The UB Alumni Association's UB at Sunrise Downtown Speaker Series will kick off its spring season with a presentation by William R. Greiner, University Professor, chair of the Greater Buffalo Commission and former UB president. Greiner will discuss "The Regional City of Buffalo: The Merging of Buffalo and Erie County Governments" on April 29 in the Hyatt Regency, Buffalo.

The spring series will consist of three programs presented by members of the UB community who will address topics of human interest and current concern. Each program will begin at 7:30 a.m. with a continental breakfast and networking. Presentations will start at 8 a.m. and conclude promptly at 9 a.m. after a question-and-answer session.

The 11-member Greater Buffalo Commission, consisting of top government, education, religious and community leaders, was co-founded by Erie County Executive Joel A. Giambra and Buffalo Mayor Anthony M. Masiello. The commission made its recommendations for a merger earlier this year, but the process has been put on hold as a result of the county's fiscal problems.

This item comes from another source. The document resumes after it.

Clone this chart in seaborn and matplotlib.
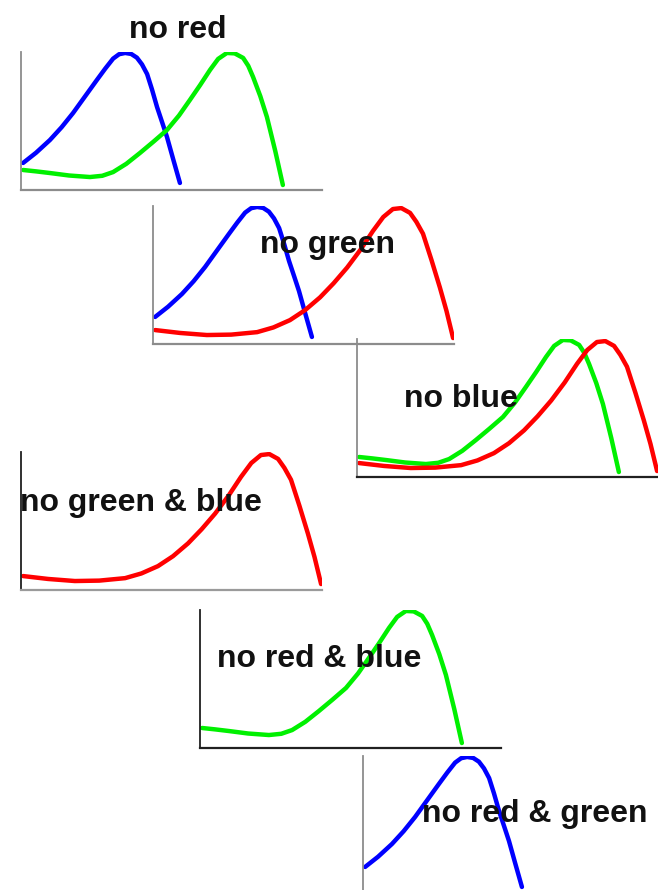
"""
Six small panels showing which colour-response curves remain.
"""
import matplotlib
matplotlib.use("Agg")
import matplotlib.pyplot as plt
import seaborn as sns
import pandas as pd

# curve shapes, in a 0-100 frame shared by every panel
blue_x = [0.7, 5, 9.6, 13.5, 17.3, 21, 25.2, 28, 30.6, 32.6, 34.6, 36.6, 38.5,
          40.2, 41.9, 43.5, 45.2, 46.9, 48.5, 50.6, 52.8]
blue_y = [19.6, 27, 36.2, 45.5, 55.8, 67, 79.7, 88, 95.2, 98.4, 99.3, 98.6, 95.9,
          91.0, 84.0, 73, 60.1, 49, 38.4, 22, 5.1]

green_x = [0.7, 5, 9.6, 16, 22.9, 27, 30.6, 35, 39.5, 44, 48.5, 52.5, 56.1, 59.5,
           62.8, 65.5, 68.4, 71, 73.8, 75.5, 77.1, 79.5, 81.7, 84.5, 87.0]
green_y = [14.5, 13.5, 12.3, 10.5, 9.4, 10.3, 13.0, 19, 26.8, 35, 43.5, 54, 65.2, 76,
           87.0, 95, 99.3, 99, 95.7, 90, 81.9, 68, 52.9, 28, 3.6]

red_x = [0.7, 9, 17.9, 26, 34.6, 40, 45.5, 50.5, 55.5, 60, 64.5, 69, 73.1, 76.5,
         79.7, 82.5, 85.4, 87.5, 89.7, 92.5, 95.3, 97.5, 99.7]
red_y = [10.1, 8, 6.5, 6.8, 8.6, 12, 17.3, 24.5, 33.8, 44, 55.4, 68.5, 82.0, 92,
         97.8, 98.5, 95.0, 88.5, 79.9, 61, 41.0, 24, 4.3]

panel_labels = ["no red", "no green", "no blue", "no green & blue",
                "no red & blue", "no red & green"]
panel_curves = [["blue", "green"], ["blue", "red"], ["green", "red"],
                ["red"], ["green"], ["blue"]]

shapes = {
    "blue": (blue_x, blue_y),
    "green": (green_x, green_y),
    "red": (red_x, red_y),
}
line_colors = {"blue": "#0000ff", "green": "#00f000", "red": "#ff0000"}

# layout in pixels of the 658x890 picture: axes left, axes bottom
W, H = 658, 890
AX_W, AX_H = 301, 138
panel_pos = [(21, 190), (153, 344), (357, 477), (21, 590), (200, 748), (363, 894)]
spine_colors = [("#8c8c8c", "#8c8c8c"), ("#8c8c8c", "#8c8c8c"), ("#8c8c8c", "#202020"),
                ("#202020", "#9a9a9a"), ("#202020", "#202020"), ("#8c8c8c", "#8c8c8c")]
# label centre x and baseline y, pixels
label_pos = [(178, 38), (327, 253), (461, 407), (141, 511), (319, 667), (535, 822)]

sns.set_style("white")
plt.rcParams["font.family"] = ["Liberation Sans", "DejaVu Sans"]

fig = plt.figure(figsize=(W / 100, H / 100), dpi=100)

for i, label in enumerate(panel_labels):
    left, bottom = panel_pos[i]
    ax = fig.add_axes([left / W, (H - bottom) / H, AX_W / W, AX_H / H])
    ax.patch.set_alpha(0)
    rows = []
    for name in panel_curves[i]:
        xs, ys = shapes[name]
        for k, (x, y) in enumerate(zip(xs, ys)):
            rows.append({"curve": name, "order": k, "x": x, "y": y})
    df = pd.DataFrame(rows)
    sns.lineplot(data=df, x="x", y="y", hue="curve", palette=line_colors,
                 sort=False, estimator=None, units="curve", legend=False,
                 linewidth=3.2, ax=ax, solid_capstyle="round",
                 solid_joinstyle="round")
    ax.set_xlim(0, 100)
    ax.set_ylim(0, 100)
    ax.set_xticks([])
    ax.set_yticks([])
    ax.set_xlabel("")
    ax.set_ylabel("")
    sns.despine(ax=ax)
    ax.spines["left"].set_color(spine_colors[i][0])
    ax.spines["bottom"].set_color(spine_colors[i][1])
    ax.spines["left"].set_linewidth(1.3)
    ax.spines["bottom"].set_linewidth(1.6)

for i, label in enumerate(panel_labels):
    cx, by = label_pos[i]
    fig.text(cx / W, (H - by) / H, label, ha="center", va="baseline",
             fontsize=23, fontweight="bold", color="#111111", zorder=10)

fig.savefig("out.png", dpi=100)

UB alumnus and Buffalo Bills' offensive line coach Jim McNally, Ed.M. '68, B.S. '66, will speak on May 19, and Woodrow "Woody" Maggard, associate vice provost of the Office of Science, Technology Transfer and Economic Outreach (STOR) will speak on June 15.

To register for the series, or for individual presentations, call the Office of Alumni Relations at 829-2608. The cost per program is $12 per person; $32 for the entire series.

Alfiero Center to be dedicated

The dedication of the School of Management's new Alfiero Center will be held at 3 p.m. Tuesday in the Lichtenberger Lecture Hall in the center, which is adjacent to and connected with the Jacobs Management Center on the North Campus.

Among those speaking will be UB President John B. Simpson, SOM Dean John M. Thomas and SUNY Chancellor Robert L. King.

Making special comments will be Sal H. Alfiero, who, with his wife, Jeanne, provided the $2 million naming gift. Alfiero is CEO and chair of Protective Industries LLC and serves on the board of trustees of the UB Foundation.

The 23,000-square-foot, three-story structure is entirely student focused. It houses the world-renowned Frank L. Ciminelli Career Resource Center, undergraduate and graduate student advisement offices, three high-tech lecture areas, an Internet cafe, a suite of offices for student organizations and multiple breakout rooms for student team meetings and group projects.